Büyüden sihirden medet umuyoruz, yani gaybı öğrenmek için kahinlerin yaptığı gibi üç harflilere el açıyoruz. İman yerine aman diliyoruz. Şükretmiyor, sabretmiyor aceleyle nankörlük ediyoruz. Dualarımız hemen yerine gelsin isteyip, hemen olmayınca haşa küsüyoruz çocuklar gibi.
Çevreye , tabiata, mahlukata zulmediyoruz.
İşte tüm bunlar Allah’ın Yaratış’ına, gayesine, sistemine, dinine aykırı haller. O’nu (haşa) reddedince, bilmeyince, umursamayınca da, şeytanların kollarına düşüyoruz. Şirk’e batıyor, affedilmez günahlara imza atıyoruz.
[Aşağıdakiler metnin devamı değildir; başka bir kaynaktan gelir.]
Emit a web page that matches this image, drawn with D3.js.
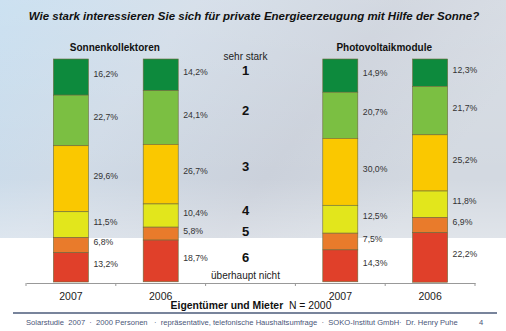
<!DOCTYPE html>
<html>
<head>
<meta charset="utf-8">
<script src="https://cdn.jsdelivr.net/npm/d3@7"></script>
<style>
  body { margin: 0; background: #fff; }
  svg { display: block; font-family: "Liberation Sans", Arial, sans-serif; }
</style>
</head>
<body>
<svg width="506" height="331"></svg>
<script>
// Kategorien (Bänder auf der X-Achse), "mitte" ist die Spalte mit den Stufen 1..6
const bands = ['SK2007', 'SK2006', 'mitte', 'PV2007', 'PV2006'];
const barKeys = ['SK2007', 'SK2006', 'PV2007', 'PV2006'];
const yearLabels = ['2007', '2006', '', '2007', '2006'];
const groupTitles = ['Sonnenkollektoren', 'Photovoltaikmodule'];

// Anteile in %, von oben (1 = sehr stark) nach unten (6 = überhaupt nicht)
const sk2007 = [16.2, 22.7, 29.6, 11.5, 6.8, 13.2];
const sk2006 = [14.2, 24.1, 26.7, 10.4, 5.8, 18.7];
const pv2007 = [14.9, 20.7, 30.0, 12.5, 7.5, 14.3];
const pv2006 = [12.3, 21.7, 25.2, 11.8, 6.9, 22.2];
const levels = ['1', '2', '3', '4', '5', '6'];

const colors = ['#0d8a3d', '#7bbf42', '#fac800', '#e2e61c', '#e97b2b', '#e0402a'];

const svg = d3.select('svg');

// Hintergrund (Himmel / Solarmodule angedeutet)
const defs = svg.append('defs');
const gr = defs.append('linearGradient').attr('id', 'bg')
    .attr('x1', 0).attr('y1', 0).attr('x2', 1).attr('y2', 0.35);
gr.append('stop').attr('offset', '0%').attr('stop-color', '#c3dcef');
gr.append('stop').attr('offset', '35%').attr('stop-color', '#d0dbe7');
gr.append('stop').attr('offset', '70%').attr('stop-color', '#cbd1db');
gr.append('stop').attr('offset', '100%').attr('stop-color', '#d3d9e1');
const fade = defs.append('linearGradient').attr('id', 'fade')
    .attr('x1', 0).attr('y1', 0).attr('x2', 0).attr('y2', 1);
fade.append('stop').attr('offset', '0%').attr('stop-color', '#fff').attr('stop-opacity', 0.15);
fade.append('stop').attr('offset', '75%').attr('stop-color', '#fff').attr('stop-opacity', 0);
fade.append('stop').attr('offset', '100%').attr('stop-color', '#fff').attr('stop-opacity', 0.3);
svg.append('rect').attr('x', 0).attr('y', 0).attr('width', 506).attr('height', 238).attr('fill', 'url(#bg)');
svg.append('rect').attr('x', 0).attr('y', 0).attr('width', 506).attr('height', 238).attr('fill', 'url(#fade)');

// Skalen
const x = d3.scaleBand().domain(bands).range([26, 475]).padding(0);
const y = d3.scaleLinear().domain([0, 100]).range([282, 59]);
const barW = x.bandwidth() * 0.39;

// Achse
const axis = d3.axisBottom(x).tickSize(0).tickFormat((d, i) => yearLabels[i]);
const gx = svg.append('g').attr('transform', 'translate(0,283)').call(axis);
gx.select('.domain').attr('stroke', '#999');
gx.selectAll('text').attr('font-size', 10.5).attr('fill', '#222').attr('dy', '1.3em')
    .attr('font-family', '"Liberation Sans", Arial, sans-serif');
// kleine Striche an den Bandgrenzen
const bounds = bands.map(b => x(b)).concat([x.range()[1]]);
gx.selectAll('.sep').data(bounds).enter().append('line')
    .attr('x1', d => d).attr('x2', d => d).attr('y1', 0).attr('y2', 3)
    .attr('stroke', '#999');

// gestapelte Balken
const series = [sk2007, sk2006, pv2007, pv2006];
series.forEach((vals, k) => {
    const key = barKeys[k];
    const cx = x(key) + x.bandwidth() / 2;
    let acc = 0;
    const segs = vals.map((v, i) => {
        const s = { top: 100 - acc, bot: 100 - acc - v, v: v, i: i };
        acc += v;
        return s;
    });
    const g = svg.append('g');
    g.selectAll('rect').data(segs).enter().append('rect')
        .attr('x', cx - barW / 2)
        .attr('width', barW)
        .attr('y', d => y(d.top))
        .attr('height', d => y(d.bot) - y(d.top))
        .attr('fill', d => colors[d.i])
        .attr('stroke', '#6b6a3a')
        .attr('stroke-width', 0.6);
    g.selectAll('text').data(segs).enter().append('text')
        .attr('x', cx + barW / 2 + 5)
        .attr('y', d => (y(d.top) + y(d.bot)) / 2 - 3)
        .attr('dominant-baseline', 'central')
        .attr('font-size', 8.7)
        .attr('fill', '#333')
        .text(d => d3.format('.1f')(d.v).replace('.', ',') + '%');
});

// Stufen 1..6 in der Mitte (mittlere Höhe der Segmente)
const mids = levels.map((l, i) => {
    const m = d3.mean(series, vals => {
        const before = d3.sum(vals.slice(0, i));
        return (y(100 - before) + y(100 - before - vals[i])) / 2;
    });
    return { l: l, m: m };
});
const midX = x('mitte') + x.bandwidth() / 2 - 5;
svg.selectAll('.lvl').data(mids).enter().append('text')
    .attr('x', midX).attr('y', d => d.m - 5)
    .attr('text-anchor', 'middle').attr('dominant-baseline', 'central')
    .attr('font-size', 13).attr('font-weight', 'bold').attr('fill', '#111')
    .text(d => d.l);
svg.append('text').attr('x', midX).attr('y', 60)
    .attr('text-anchor', 'middle').attr('font-size', 10).attr('fill', '#222').text('sehr stark');
svg.append('text').attr('x', midX).attr('y', 279)
    .attr('text-anchor', 'middle').attr('font-size', 10).attr('fill', '#222').text('überhaupt nicht');

// Gruppentitel
[['SK2007', 'SK2006'], ['PV2007', 'PV2006']].forEach((pair, i) => {
    const cx = (x(pair[0]) + x(pair[1]) + x.bandwidth()) / 2 - 1;
    svg.append('text').attr('x', cx).attr('y', 51)
        .attr('text-anchor', 'middle').attr('font-size', 10).attr('font-weight', 'bold')
        .attr('fill', '#111').text(groupTitles[i]);
});

// Titel
svg.append('text').attr('x', 254).attr('y', 20)
    .attr('text-anchor', 'middle').attr('font-size', 11.5).attr('font-weight', 'bold')
    .attr('font-style', 'italic').attr('fill', '#111')
    .text('Wie stark interessieren Sie sich für private Energieerzeugung mit Hilfe der Sonne?');

// Untertitel unter der Achse
const sub = svg.append('text').attr('x', 251).attr('y', 309)
    .attr('text-anchor', 'middle').attr('font-size', 10.4).attr('fill', '#111');
sub.append('tspan').attr('font-weight', 'bold').text('Eigentümer und Mieter');
sub.append('tspan').text('\u00a0\u00a0N = 2000');

// Fußzeile
svg.append('line').attr('x1', 13).attr('x2', 497).attr('y1', 313).attr('y2', 313)
    .attr('stroke', '#4b5b7a').attr('stroke-width', 1.5);
svg.append('text').attr('x', 26).attr('y', 325).attr('font-size', 7.6).attr('fill', '#4a5578')
    .attr('xml:space', 'preserve')
    .text('Solarstudie  2007  ·  2000 Personen   ·  repräsentative, telefonische Haushaltsumfrage  ·  SOKO-Institut GmbH·  Dr. Henry Puhe');
svg.append('text').attr('x', 479).attr('y', 325).attr('font-size', 7.6).attr('fill', '#4a5578').text('4');
</script>
</body>
</html>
Kişilere tapmak, paraya tapmak, şeytana tapmak şirkin en belirgin halleri. Modern zamanda, ahir zamanda bu hallerimiz o kadar çeşitli ki konfor için, statü, mevki makam için yapamayacağımız yok. Yasaklar umurumuzda değil. İyilik yapmayı yeterli sanıyoruz cennetler için kötülükle mücadele etmeyi yok sayarak. Zulümlere sessiz kalıp, şahitlikten kaçınıp Allah’ın dinine yardım etmiyoruz. Allah’ın yardımı da bir türlü gelmiyor bu yüzden.
Paylaşmıyoruz, yardım etmiyoruz. Biriktiriyor, medeti üç kuruş banka mevduatından bekliyoruz.
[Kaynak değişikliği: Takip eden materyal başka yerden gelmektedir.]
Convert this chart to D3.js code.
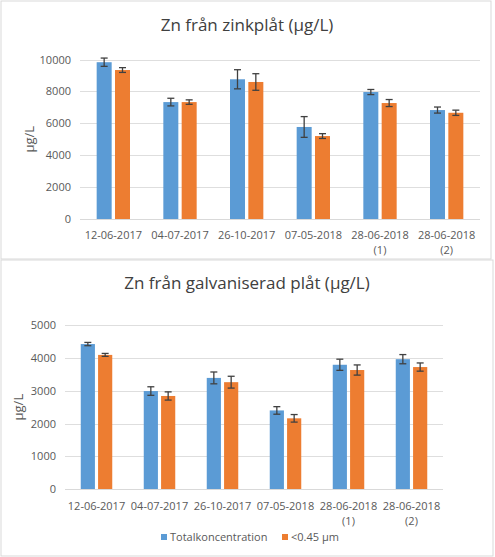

Hayırlı evlat yetiştirmek yerine, hayırlı damat-gelin almak yerine, zengin kız-koca ve zengin hayatlar için dua ediyoruz utanmadan.
Estetik ameliyatlarla doğduğumuz hali beğenmeyip değişiyoruz, kalkık burunlar, şiş dudaklarla geziyoruz sokaklarda iblisin yaratılanı değiştirteceğim yeminini unutarak.
Velhasıl cehennemlere üç rekat namazınız noksan diye, kurban kesmediniz diye gönderilmezsiniz merak etmeyin. Allah affedicidir her şeyi affeder. Ama cennetlere de üç kuruş zekat verdiniz diye, on yıl aksatmadan namaz kıldınız diye gidemezsiniz.
Dedim ya bu dünyanın yasak elması; Allah’ın sınırlarıdır. Bu sınırların ilk şartı da başkaca ilah tanımamaktır. NEFİS PUTU’na tapıyor olsanız da kurtuluşunuz yok. Cennetlere gidişin tek anahtarı Allah’ı tek Malik bilmek. Hepsi bu.
Yapıyor muyuz? Hayır!
Özetle Şeytanın dini : ŞİRK demek yanlış olmayacaktır ve affedilmeyecek tek günah olan şirk bu nedenle şeytanın ve şeytanların ayak izlerini takip etmektir.
Benden demesi.
NOT: Başlıktaki resimdeki kız resmi ne iş derseniz cevabım şudur; İblis dumansız alevden yaratılmış, dişi bir cindir ve nefsi körükleyen, süslü gösteren, kandıran odur. O yüzden temsilen koydum oraya.